# New to this website



## simpiano (Oct 14, 2013)

We have been preparing for a while now. However, we have a prepper friend who insists that canned goods are simply worthless after their expiration dates. I have read and heard that canned goods stored in a cool, dark and stable place will have very long shelf lives. 

Any thoughts from your personal experience?

THANKS!


----------



## Grimm (Sep 5, 2012)

There are lots of recent posts in the forum about canned goods shelf lives. Do a quick search.

There was also a recent article on a news site about this same topic.


----------



## camo2460 (Feb 10, 2013)

Welcome to the forum from Missouri.


----------



## PrepN4Good (Dec 23, 2011)

Welcome! :wave:

Just my 2 cents, but if the ends aren't bulging, it's not rusting/leaking, & smells okay, _I'd_ prolly still eat it!


----------



## OldCootHillbilly (Jul 9, 2010)

First off, welcome board.

As fer experation dates, canned goods be fine long after that time. Manufacturers put them on there ta cover there backside. After that date, the product could change in taste, texture er such, but still be fine ta eat. Many canned goods been tested decades after they was made an found ta be just fine. Like was said, ifin it be bulgin, toss it. Ifin it don't smell like what it were supposed ta be, toss it.

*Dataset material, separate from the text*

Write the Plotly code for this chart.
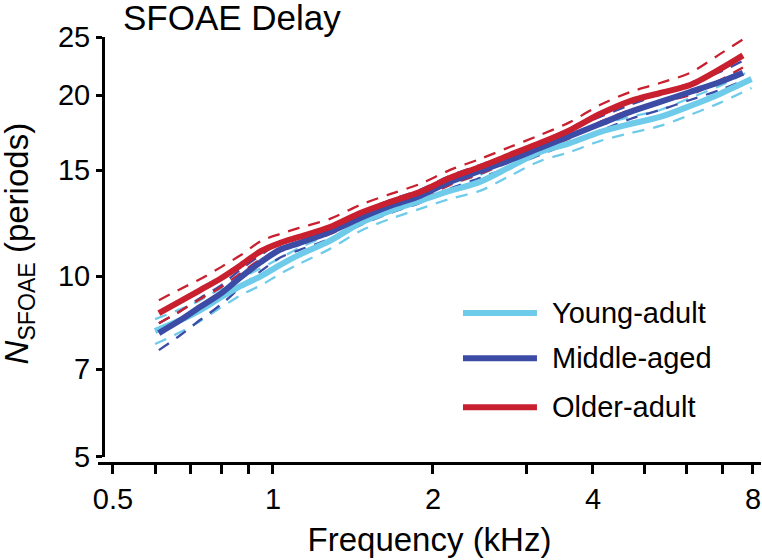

I use canned goods as part a my shorter term storage lots. Nice thin bout canned goods, they come with juice an saves havin ta use more water when it might not be readily availabe. Some folk just don't wanna beleive anythin can be good after a certain period a time er that yall shouldn't can this er that. Be there choice. Like anythin else, yall gotta decide what risks yall willin ta take. Canned goods be a perty safe bet.


----------



## tsrwivey (Dec 31, 2010)

Like the others said, as long as the integrity of the can is intact, the contents won't hurt you. They will maintain their calories, at most you're vitamin & nutrient content may decrease a bit. 

I'm a firm believer in the old saying "those convinced against their will are of the same opinion still". Give the guy the info, if he still insists on throwing out expired food, tell him to give you a call before he does. :2thumb:


----------



## UncleJoe (Jan 11, 2009)

Here's a few links.

http://www.preparedsociety.com/forum/f36/shelf-life-various-food-items-not-cans-2588/

http://www.preparedsociety.com/forum/f36/sell-date-news-21502/

http://www.preparedsociety.com/forum/f36/expired-pancake-mix-21432/

http://www.preparedsociety.com/forum/f2/about-those-expiration-dates-canned-food-8056/

http://www.preparedsociety.com/forum/f36/most-everything-i-eat-past-its-expiration-9775/


----------



## rawhide2971 (Apr 19, 2013)

Welcome to the site...as to the comments from your friend...he needs to get educated....as mentoned above....those of us in the know have debated this more than once and the empirical evidence is overwhelming.....we are RIGHT....have fun on the site.


----------



## CrackbottomLouis (May 20, 2012)

Welcome to the forum . I also will keep cans past the date if they are intact. I do try and stock what I eat and rotate through my preps so that doesnt become an issue though. Can of cambells and cook up a half a cup of rice. Mmmmm.


----------



## simpiano (Oct 14, 2013)

Thanks for this great information. I will check out the links listed for my review. God bless.


----------